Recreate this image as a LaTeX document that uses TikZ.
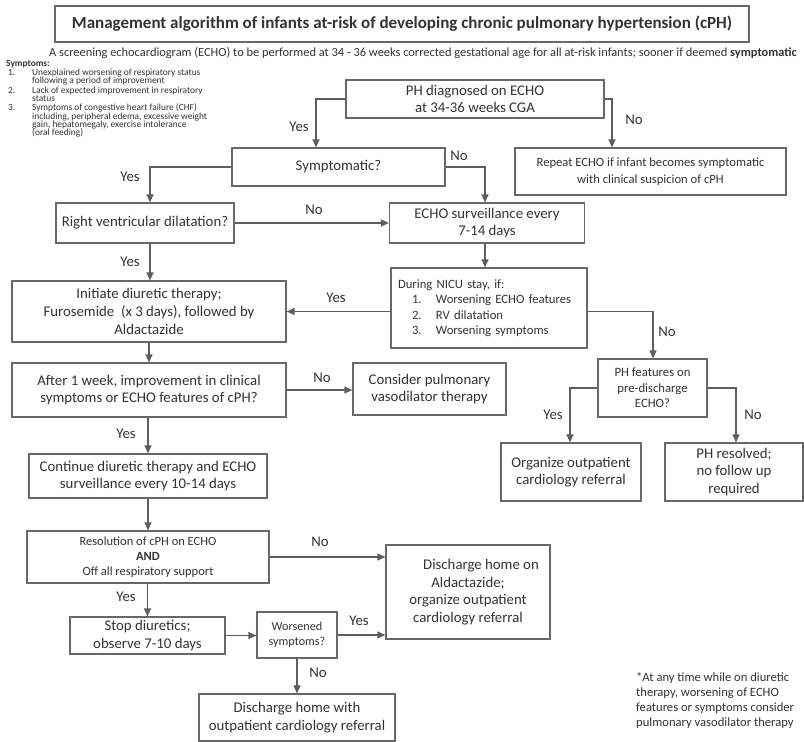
\documentclass[tikz,border=0pt]{standalone}
\usepackage{fontspec}
\setmainfont{Carlito}
\usetikzlibrary{arrows.meta,calc}
\definecolor{boxc}{HTML}{686868}
\definecolor{linec}{HTML}{5E5E5E}
\definecolor{txt}{HTML}{333333}
\newcommand{\fmain}{\fontsize{14.8}{17.7}\selectfont}
\newcommand{\fmid}{\fontsize{12.7}{15.5}\selectfont}
\newcommand{\fsym}{\fontsize{9.4}{8.4}\selectfont\lineskiplimit=-20pt\relax}
\begin{document}
\begin{tikzpicture}[x=1pt,y=-1pt,
  box/.style={draw=boxc, line width=1.2pt, text=txt, align=center, inner sep=2pt, font=\fmain},
  arr/.style={draw=linec, line width=1.2pt, -{Triangle[length=8pt,width=7pt]}},
  lab/.style={font=\fmain, text=txt, inner sep=0pt}]
\fill[white] (0,0) rectangle (804,742);
\useasboundingbox (0,0) rectangle (804,742);

% title and subtitle
\node[box, line width=1.4pt, minimum width=694pt, minimum height=36pt, font=\fontsize{17}{20}\selectfont\bfseries] (title) at (402,24)
  {Management algorithm of infants at-risk of developing chronic pulmonary hypertension (cPH)};
\node[anchor=west, inner sep=0pt, text=txt, font=\fontsize{12.4}{14}\selectfont] (sub) at (49,53)
  {A screening echocardiogram (ECHO) to be performed at 34 - 36 weeks corrected gestational age for all at-risk infants; sooner if deemed \textbf{symptomatic}};

% symptoms
\node[anchor=north west, inner sep=0pt, text=txt, font=\fsym, align=left] (symp) at (6,60) {%
\lineskiplimit=-20pt\textbf{Symptoms:}\\[0.8pt]
\hspace*{2pt}\makebox[24pt][l]{1.}Unexplained worsening of respiratory status\\
\hspace*{26pt}following a period of improvement\\[0.8pt]
\hspace*{2pt}\makebox[24pt][l]{2.}Lack of expected improvement in respiratory\\
\hspace*{26pt}status\\[0.8pt]
\hspace*{2pt}\makebox[24pt][l]{3.}Symptoms of congestive heart failure (CHF)\\
\hspace*{26pt}including, peripheral edema, excessive weight\\
\hspace*{26pt}gain, hepatomegaly, exercise intolerance\\
\hspace*{26pt}(oral feeding)};

% boxes
\node[box, minimum width=258pt, minimum height=38pt] (ph) at (475,99) {PH diagnosed on ECHO\\at 34-36 weeks CGA};
\node[box, minimum width=213pt, minimum height=38pt] (sym) at (338.5,167) {Symptomatic?};
\node[box, minimum width=271pt, minimum height=47pt, font=\fontsize{12.6}{16.5}\selectfont] (rep) at (650.5,171.5) {Repeat ECHO if infant becomes symptomatic\\with clinical suspicion of cPH};
\node[box, minimum width=178pt, minimum height=40pt] (rv) at (145,223) {Right ventricular dilatation?};
\node[box, minimum width=195pt, minimum height=40pt] (surv) at (487,223) {ECHO surveillance every\\7-14 days};
\node[box, minimum width=196pt, minimum height=80pt, text width=182pt, align=left, font=\fmid] (nicu) at (489,308) {%
During NICU stay, if:\\
\hspace*{14pt}\makebox[24pt][l]{1.}Worsening ECHO features\\
\hspace*{14pt}\makebox[24pt][l]{2.}RV dilatation\\
\hspace*{14pt}\makebox[24pt][l]{3.}Worsening symptoms};
\node[box, minimum width=274pt, minimum height=61pt] (init) at (149,311.5) {Initiate diuretic therapy;\\Furosemide\ \ (x 3 days), followed by\\Aldactazide};
\node[box, minimum width=274pt, minimum height=54pt] (after) at (149,390) {After 1 week, improvement in clinical\\symptoms or ECHO features of cPH?};
\node[box, minimum width=153pt, minimum height=52pt] (cons) at (429.5,389) {Consider pulmonary\\vasodilator therapy};
\node[box, minimum width=109pt, minimum height=58pt, font=\fmid] (phf) at (652.5,388) {PH features on\\pre-discharge\\ECHO?};
\node[box, minimum width=140pt, minimum height=58pt] (org) at (571,472) {Organize outpatient\\cardiology referral};
\node[box, minimum width=138pt, minimum height=58pt] (res) at (734,472) {PH resolved;\\no follow up\\required};
\node[box, minimum width=238pt, minimum height=44pt] (cont) at (148,476) {Continue diuretic therapy and ECHO\\surveillance every 10-14 days};
\node[box, minimum width=242pt, minimum height=52pt, font=\fontsize{12.5}{15}\selectfont] (resol) at (148,557) {Resolution of cPH on ECHO\\\textbf{AND}\\Off all respiratory support};
\node[box, minimum width=164pt, minimum height=94pt] (dis1) at (468,592) {\hspace*{26pt}Discharge home on\\Aldactazide;\\organize outpatient\\cardiology referral};
\node[box, minimum width=155pt, minimum height=37pt] (stop) at (147.5,635.5) {Stop diuretics;\\observe 7-10 days};
\node[box, minimum width=80pt, minimum height=46pt, font=\fontsize{12.2}{15}\selectfont] (wors) at (297,635) {Worsened\\symptoms?};
\node[box, minimum width=196pt, minimum height=47pt] (dis2) at (297,717.5) {Discharge home with\\outpatient cardiology referral};

% footnote
\node[anchor=north west, inner sep=0pt, text=txt, align=left, font=\fontsize{12.6}{15}\selectfont] (foot) at (636,672)
  {*At any time while on diuretic\\therapy, worsening of ECHO\\features or symptoms consider\\pulmonary vasodilator therapy};

% column coordinates
\coordinate (xA) at (316,0);
\coordinate (xB) at (612,0);
\coordinate (xC) at (150,0);
\coordinate (xD) at (485,0);
\coordinate (xE) at (653,0);
\coordinate (xF) at (570,0);
\coordinate (xG) at (736,0);

% connectors
\draw[arr] (ph.west) -| (sym.north -| xA);
\draw[arr] (ph.east) -| (rep.north -| xB);
\draw[arr] (sym.west) -| (rv.north -| xC);
\draw[arr] (sym.east) -| (surv.north -| xD);
\draw[arr] (rv.east) -- (surv.west);
\draw[arr] (rv.south -| xC) -- (init.north -| xC);
\draw[arr] (surv.south -| xD) -- (nicu.north -| xD);
\draw[arr] (nicu.west |- init.east) -- (init.east);
\draw[arr] (nicu.east |- init.east) -| (phf.north -| xE);
\draw[arr] (phf.west) -| (org.north -| xF);
\draw[arr] (phf.east) -| (res.north -| xG);
\draw[arr] (init.south) -- (after.north);
\draw[arr] (after.east) -- (after.east -| cons.west);
\draw[arr] (after.south -| cont.north) -- (cont.north);
\draw[arr] (cont.south) -- (resol.north);
\draw[arr] (resol.east) -- (resol.east -| dis1.west);
\draw[arr] (resol.south -| stop.north) -- (stop.north);
\draw[arr] (stop.east) -- (stop.east -| wors.west);
\draw[arr] (wors.east) -- (wors.east -| dis1.west);
\draw[arr] (wors.south) -- (dis2.north);

% labels
\node[lab] (l1) at (299,127) {Yes};
\node[lab] (l2) at (634,120) {No};
\node[lab] (l3) at (130,177) {Yes};
\node[lab] (l4) at (459,156) {No};
\node[lab] (l5) at (314,210) {No};
\node[lab] (l6) at (130,262) {Yes};
\node[lab] (l7) at (336,298) {Yes};
\node[lab] (l8) at (667,332) {No};
\node[lab] (l9) at (322,378) {No};
\node[lab] (l10) at (553,415) {Yes};
\node[lab] (l11) at (753,415) {No};
\node[lab] (l12) at (126,434) {Yes};
\node[lab] (l13) at (320,542) {No};
\node[lab] (l14) at (126,597) {Yes};
\node[lab] (l15) at (359,621) {Yes};
\node[lab] (l16) at (318,673) {No};
\end{tikzpicture}
\end{document}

§

**To do:** All of the data needs repeating exactly, but the pictures do not.

**Answer in full:**
Recreate this image as a LaTeX document that uses TikZ.
\documentclass[tikz,border=0pt]{standalone}
\usepackage{fontspec}
\setmainfont{Carlito}
\usetikzlibrary{arrows.meta,calc}
\definecolor{boxc}{HTML}{686868}
\definecolor{linec}{HTML}{5E5E5E}
\definecolor{txt}{HTML}{333333}
\newcommand{\fmain}{\fontsize{14.8}{17.7}\selectfont}
\newcommand{\fmid}{\fontsize{12.7}{15.5}\selectfont}
\newcommand{\fsym}{\fontsize{9.4}{8.4}\selectfont\lineskiplimit=-20pt\relax}
\begin{document}
\begin{tikzpicture}[x=1pt,y=-1pt,
  box/.style={draw=boxc, line width=1.2pt, text=txt, align=center, inner sep=2pt, font=\fmain},
  arr/.style={draw=linec, line width=1.2pt, -{Triangle[length=8pt,width=7pt]}},
  lab/.style={font=\fmain, text=txt, inner sep=0pt}]
\fill[white] (0,0) rectangle (804,742);
\useasboundingbox (0,0) rectangle (804,742);

% title and subtitle
\node[box, line width=1.4pt, minimum width=694pt, minimum height=36pt, font=\fontsize{17}{20}\selectfont\bfseries] (title) at (402,24)
  {Management algorithm of infants at-risk of developing chronic pulmonary hypertension (cPH)};
\node[anchor=west, inner sep=0pt, text=txt, font=\fontsize{12.4}{14}\selectfont] (sub) at (49,53)
  {A screening echocardiogram (ECHO) to be performed at 34 - 36 weeks corrected gestational age for all at-risk infants; sooner if deemed \textbf{symptomatic}};

% symptoms
\node[anchor=north west, inner sep=0pt, text=txt, font=\fsym, align=left] (symp) at (6,60) {%
\lineskiplimit=-20pt\textbf{Symptoms:}\\[0.8pt]
\hspace*{2pt}\makebox[24pt][l]{1.}Unexplained worsening of respiratory status\\
\hspace*{26pt}following a period of improvement\\[0.8pt]
\hspace*{2pt}\makebox[24pt][l]{2.}Lack of expected improvement in respiratory\\
\hspace*{26pt}status\\[0.8pt]
\hspace*{2pt}\makebox[24pt][l]{3.}Symptoms of congestive heart failure (CHF)\\
\hspace*{26pt}including, peripheral edema, excessive weight\\
\hspace*{26pt}gain, hepatomegaly, exercise intolerance\\
\hspace*{26pt}(oral feeding)};

% boxes
\node[box, minimum width=258pt, minimum height=38pt] (ph) at (475,99) {PH diagnosed on ECHO\\at 34-36 weeks CGA};
\node[box, minimum width=213pt, minimum height=38pt] (sym) at (338.5,167) {Symptomatic?};
\node[box, minimum width=271pt, minimum height=47pt, font=\fontsize{12.6}{16.5}\selectfont] (rep) at (650.5,171.5) {Repeat ECHO if infant becomes symptomatic\\with clinical suspicion of cPH};
\node[box, minimum width=178pt, minimum height=40pt] (rv) at (145,223) {Right ventricular dilatation?};
\node[box, minimum width=195pt, minimum height=40pt] (surv) at (487,223) {ECHO surveillance every\\7-14 days};
\node[box, minimum width=196pt, minimum height=80pt, text width=182pt, align=left, font=\fmid] (nicu) at (489,308) {%
During NICU stay, if:\\
\hspace*{14pt}\makebox[24pt][l]{1.}Worsening ECHO features\\
\hspace*{14pt}\makebox[24pt][l]{2.}RV dilatation\\
\hspace*{14pt}\makebox[24pt][l]{3.}Worsening symptoms};
\node[box, minimum width=274pt, minimum height=61pt] (init) at (149,311.5) {Initiate diuretic therapy;\\Furosemide\ \ (x 3 days), followed by\\Aldactazide};
\node[box, minimum width=274pt, minimum height=54pt] (after) at (149,390) {After 1 week, improvement in clinical\\symptoms or ECHO features of cPH?};
\node[box, minimum width=153pt, minimum height=52pt] (cons) at (429.5,389) {Consider pulmonary\\vasodilator therapy};
\node[box, minimum width=109pt, minimum height=58pt, font=\fmid] (phf) at (652.5,388) {PH features on\\pre-discharge\\ECHO?};
\node[box, minimum width=140pt, minimum height=58pt] (org) at (571,472) {Organize outpatient\\cardiology referral};
\node[box, minimum width=138pt, minimum height=58pt] (res) at (734,472) {PH resolved;\\no follow up\\required};
\node[box, minimum width=238pt, minimum height=44pt] (cont) at (148,476) {Continue diuretic therapy and ECHO\\surveillance every 10-14 days};
\node[box, minimum width=242pt, minimum height=52pt, font=\fontsize{12.5}{15}\selectfont] (resol) at (148,557) {Resolution of cPH on ECHO\\\textbf{AND}\\Off all respiratory support};
\node[box, minimum width=164pt, minimum height=94pt] (dis1) at (468,592) {\hspace*{26pt}Discharge home on\\Aldactazide;\\organize outpatient\\cardiology referral};
\node[box, minimum width=155pt, minimum height=37pt] (stop) at (147.5,635.5) {Stop diuretics;\\observe 7-10 days};
\node[box, minimum width=80pt, minimum height=46pt, font=\fontsize{12.2}{15}\selectfont] (wors) at (297,635) {Worsened\\symptoms?};
\node[box, minimum width=196pt, minimum height=47pt] (dis2) at (297,717.5) {Discharge home with\\outpatient cardiology referral};

% footnote
\node[anchor=north west, inner sep=0pt, text=txt, align=left, font=\fontsize{12.6}{15}\selectfont] (foot) at (636,672)
  {*At any time while on diuretic\\therapy, worsening of ECHO\\features or symptoms consider\\pulmonary vasodilator therapy};

% column coordinates
\coordinate (xA) at (316,0);
\coordinate (xB) at (612,0);
\coordinate (xC) at (150,0);
\coordinate (xD) at (485,0);
\coordinate (xE) at (653,0);
\coordinate (xF) at (570,0);
\coordinate (xG) at (736,0);

% connectors
\draw[arr] (ph.west) -| (sym.north -| xA);
\draw[arr] (ph.east) -| (rep.north -| xB);
\draw[arr] (sym.west) -| (rv.north -| xC);
\draw[arr] (sym.east) -| (surv.north -| xD);
\draw[arr] (rv.east) -- (surv.west);
\draw[arr] (rv.south -| xC) -- (init.north -| xC);
\draw[arr] (surv.south -| xD) -- (nicu.north -| xD);
\draw[arr] (nicu.west |- init.east) -- (init.east);
\draw[arr] (nicu.east |- init.east) -| (phf.north -| xE);
\draw[arr] (phf.west) -| (org.north -| xF);
\draw[arr] (phf.east) -| (res.north -| xG);
\draw[arr] (init.south) -- (after.north);
\draw[arr] (after.east) -- (after.east -| cons.west);
\draw[arr] (after.south -| cont.north) -- (cont.north);
\draw[arr] (cont.south) -- (resol.north);
\draw[arr] (resol.east) -- (resol.east -| dis1.west);
\draw[arr] (resol.south -| stop.north) -- (stop.north);
\draw[arr] (stop.east) -- (stop.east -| wors.west);
\draw[arr] (wors.east) -- (wors.east -| dis1.west);
\draw[arr] (wors.south) -- (dis2.north);

% labels
\node[lab] (l1) at (299,127) {Yes};
\node[lab] (l2) at (634,120) {No};
\node[lab] (l3) at (130,177) {Yes};
\node[lab] (l4) at (459,156) {No};
\node[lab] (l5) at (314,210) {No};
\node[lab] (l6) at (130,262) {Yes};
\node[lab] (l7) at (336,298) {Yes};
\node[lab] (l8) at (667,332) {No};
\node[lab] (l9) at (322,378) {No};
\node[lab] (l10) at (553,415) {Yes};
\node[lab] (l11) at (753,415) {No};
\node[lab] (l12) at (126,434) {Yes};
\node[lab] (l13) at (320,542) {No};
\node[lab] (l14) at (126,597) {Yes};
\node[lab] (l15) at (359,621) {Yes};
\node[lab] (l16) at (318,673) {No};
\end{tikzpicture}
\end{document}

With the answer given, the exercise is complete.